Jakarta, kpu.go.id – Komisi Pemilihan Umum (KPU) RI meminta persetujuan DPR terkait penambahan Pagu Indikatif 2020 sebesar Rp1.201.388.105.000 pada Rapat Dengar Pendapat (RDP) bersama Komisi II, Rabu (19/6/2019).
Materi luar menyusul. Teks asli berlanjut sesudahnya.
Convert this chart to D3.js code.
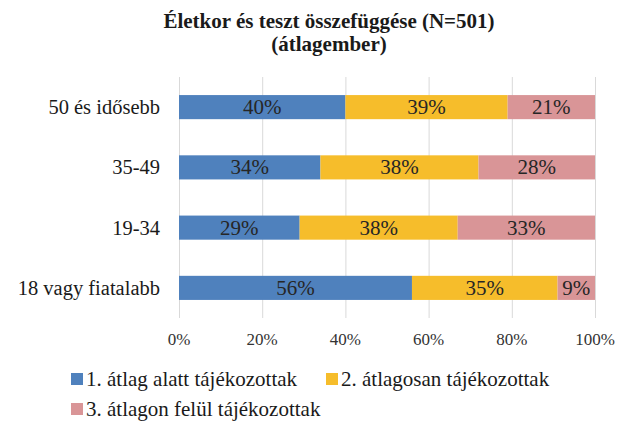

Pagu Indikatif 2020 KPU RI sendiri sebesar Rp1.9992.861.596.000 yang akan digunakan untuk belanja dan kegiatan meliputi belanja operasional pegawai, belanja operasional kantor serta belanja non operasional. “Belanja Non operasional sebagian besar kami gunakan untuk dukungan kegiatan Pilkada Serentak 2020 di 270 satker,” jelas Sekretaris Jenderal (Sekjen) Arif Rahman Hakim yang hadir didampingi para pejabat dilingkungan KPU RI. Arif dalam kesempatan itu juga meminta persetujuan DPR agar pihaknya dapat merelokasi efisiensi anggaran hasil optimalisasi anggaran 2019 yang akan dimanfaatkan untuk sarana dan prasarana Kantor KPU (pusat dan daerah) yang nilainya sebesar Rp310 Miliar. “Karena ini masih moratorium kami berencana membangun kantor KPU di provinsi, kab/kota,” lanjut Arif. Permintaan persetujuan penambahan anggaran juga disampaikan dua penyelenggara pemilu lainnya, Badan Pengawas Pemilu (Bawaslu) serta Dewan Kehormatan Penyelenggara Pemilu (DKPP). Sekjen Bawaslu Gunawan Suswantoro mengatakan besaran penambahan anggaran Bawaslu untuk 2020 sebesar Rp497.099.425.000 dari Pagu Indikatif 2020 sebesar Rp2.844.862.603.000. Sementara DKPP yang mulai Agustus nanti kesekretariatannya berpindahtangan ke Kementerian Dalam Negeri (Kemendagri) sebesar Rp10.720.000.000. Wakil Ketua Komisi II DPR, Herman Khaeron memahami permintaan penambahan anggaran yang diajukan persetujuannya oleh para penyelenggara pemilu. Apalagi di 2020 nanti, baik KPU, Bawaslu dan DKPP akan disibukkan dengan kegiatan Pemilihan Kepala Daerah 2020. “Saya kira KPU termasuk yang dianggarkan sebesar itu, tapi melihat urgensinya ini bisa dimaklumi kekurangan itu,” tutur Herman. Herman menjelaskan bahwa usai disampaikan dalam RDP dan diketok, maka pengajuan penambahan anggaran ini akan dibawa oleh Komisi II DPR ke Badan Anggaran (Banggar) untuk kemudian ditindaklanjuti. (hupmas kpu ri dianR/foto: dosen/ed diR)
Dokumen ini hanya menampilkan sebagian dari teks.